Professor English qualifies as a Canadian treasure because she lives and works here and applies her research to Canadian environments. (As we discussed at the outset, it’s my list.) She’s a treasure because she’s a problem-solver, and she’s got a great attitude.
“When I started in 2006, I couldn’t mention it without getting laughed at. Now nobody laughs. They may not agree with the idea, they may not think it’s practical but at least they know we need other solutions, that the current tool kit needs expansion.” – Waterloo Region Record
Latest Award
Media release from the Initiative on Climate Change Policy and Governance:
On the occasion of the International Day for Disaster Reduction, ICCG is pleased to announce the outcomes of 2017 Best Climate Practice Award on “Building resilience to climate disaster risk”. The International Day for Disaster Reduction highlights how people and communities around the world are reducing their exposure to disaster risk.
The first Special Mention of the Jury was assigned to the project Amphibious Housing, a building method promoted by the Canadian Buoyant Foundation Project (BFP) and applied in Vietnam’s Mekong Delta, a region experiencing increasingly unpredictable and destructive flooding. The project Amphibious Housing was given a Special Mention because of its innovative application of technologies to enhance resilience in flood-prone areas.
Wikipedia – “The building’s main failing (New Imperial Hotel) was its foundation. Wright had intended the hotel to float on the site’s alluvial mud “as a battleship floats on water”,[17] even during an earthquake.”

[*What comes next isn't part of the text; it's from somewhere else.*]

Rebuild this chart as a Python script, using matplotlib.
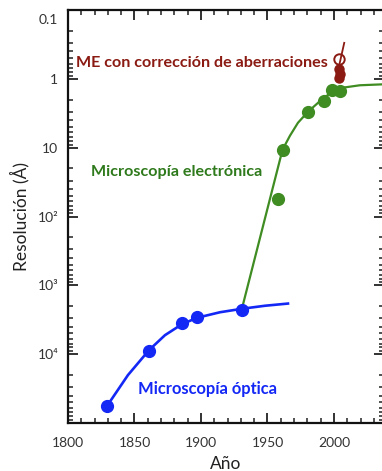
import matplotlib
matplotlib.use('Agg')
import matplotlib.pyplot as plt
import matplotlib.transforms as mtransforms
from matplotlib.ticker import FixedLocator, LogLocator, MultipleLocator, NullFormatter

plt.rcParams['font.family'] = ['Lato', 'DejaVu Sans']

# optical microscopy (year, resolution in angstrom)
optical_years = [1829.5, 1860.9, 1885.9, 1897.2, 1931.0]
optical_res = [56000, 9000, 3500, 2900, 2300]
optical_fit_years = [1829.5, 1845.1, 1860.9, 1872.9, 1885.7, 1897.0, 1914.3, 1930.8, 1948.1, 1965.4]
optical_fit_res = [56000, 20100, 8750, 5300, 3670, 2960, 2460, 2190, 1980, 1840]

# electron microscopy
electron_years = [1958.1, 1961.3, 1980.5, 1992.6, 1998.3, 2004.7]
electron_res = [55, 10.7, 3.0, 2.1, 1.44, 1.5]
electron_fit_years = [1931.0, 1961.3, 1966.9, 1972.9, 1980.5, 1988.0, 1995.5, 2001.5, 2008.3, 2019.5, 2037.6]
electron_fit_res = [2100, 10.7, 6.7, 4.35, 3.0, 2.23, 1.71, 1.44, 1.33, 1.24, 1.20]

# aberration corrected EM
corrected_years = [2004.0, 2004.5, 2003.5]
corrected_res = [0.72, 0.85, 0.97]
corrected_open_year = [2004.1]
corrected_open_res = [0.52]
corrected_line_years = [2007.7, 2001.5]
corrected_line_res = [0.30, 1.03]

ytick_vals = [0.1, 1, 10, 100, 1000, 10000]
ytick_labels = ['0.1', '1', '10', '10²', '10³', '10⁴']
xtick_vals = [1800, 1850, 1900, 1950, 2000]

blue = '#1428f5'
green = '#3f8c22'
green_txt = '#2f7a1c'
red = '#8a1a12'

fig = plt.figure(figsize=(3.82, 4.71), dpi=100)
ax = fig.add_axes([68 / 382, 48 / 471, 316 / 382, 413 / 471])

ax.plot(optical_fit_years, optical_fit_res, color=blue, lw=1.9, zorder=2)
ax.plot(optical_years, optical_res, 'o', color=blue, ms=8.5, zorder=3)

ax.plot(electron_fit_years, electron_fit_res, color=green, lw=1.6, zorder=2)
ax.plot(electron_years, electron_res, 'o', color=green, ms=8.5, zorder=3)

ax.plot(corrected_line_years, corrected_line_res, color=red, lw=1.3, zorder=4)
ax.plot(corrected_years, corrected_res, 'o', color=red, ms=6.5, zorder=4)
ax.plot(corrected_open_year, corrected_open_res, 'o', mfc='none', mec=red, mew=1.4, ms=7.5, zorder=5)

ax.text(1806, 0.59, 'ME con corrección de aberraciones', color=red, fontsize=11.6,
        fontweight='bold', ha='left', va='center')
ax.text(1817.3, 22.3, 'Microscopía electrónica', color=green_txt, fontsize=11.6,
        fontweight='bold', ha='left', va='center')
ax.text(1852.3, 32100, 'Microscopía óptica', color=blue, fontsize=11.9,
        fontweight='bold', ha='left', va='center')

ax.set_yscale('log')
ax.set_xlim(1800, 2037.6)
ax.set_ylim(1e5, 0.1)

ax.yaxis.set_major_locator(FixedLocator(ytick_vals + [1e5]))
ax.set_yticklabels(ytick_labels + [''])
ax.yaxis.set_minor_locator(LogLocator(base=10, subs=range(2, 10)))
ax.yaxis.set_minor_formatter(NullFormatter())
ax.xaxis.set_major_locator(FixedLocator(xtick_vals))
ax.xaxis.set_minor_locator(MultipleLocator(10))

ax.tick_params(which='both', direction='in', top=True, right=True, colors='#222222',
               labelcolor='#333333', labelsize=10)
ax.tick_params(axis='y', pad=7)
ax.tick_params(axis='x', pad=10)
ax.tick_params(which='major', length=7.5, width=1.3)
ax.tick_params(which='minor', length=3.8, width=1.1)
for s in ax.spines.values():
    s.set_linewidth(1.6)
    s.set_color('#111111')

# push the 0.1 label a bit below the top spine
off = mtransforms.ScaledTranslation(0, -9 / 100, fig.dpi_scale_trans)
lab = ax.get_yticklabels()[0]
lab.set_transform(lab.get_transform() + off)

ax.set_xlabel('Año', fontsize=12.5, color='#222222', labelpad=5)
ax.set_ylabel('Resolución (Å)', fontsize=12.5, color='#222222', labelpad=6)

fig.savefig('out.png', dpi=100)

As she, Professor English, said she is not doing something new but rather trying to improve on an old idea. So often we discount the old as useless as opposed to something, or someone, that can be learned from. Not definitely/ inherently good in itself but rather as a starting point. We can adapt many ideas from other cultures to improve both.
I should have signed: “Barry, the Elder”
Barry – Ah, yes, the source of much ignored wisdom . . .
Barry – Yup. I’ll be interested to see how much more we hear of this initiative.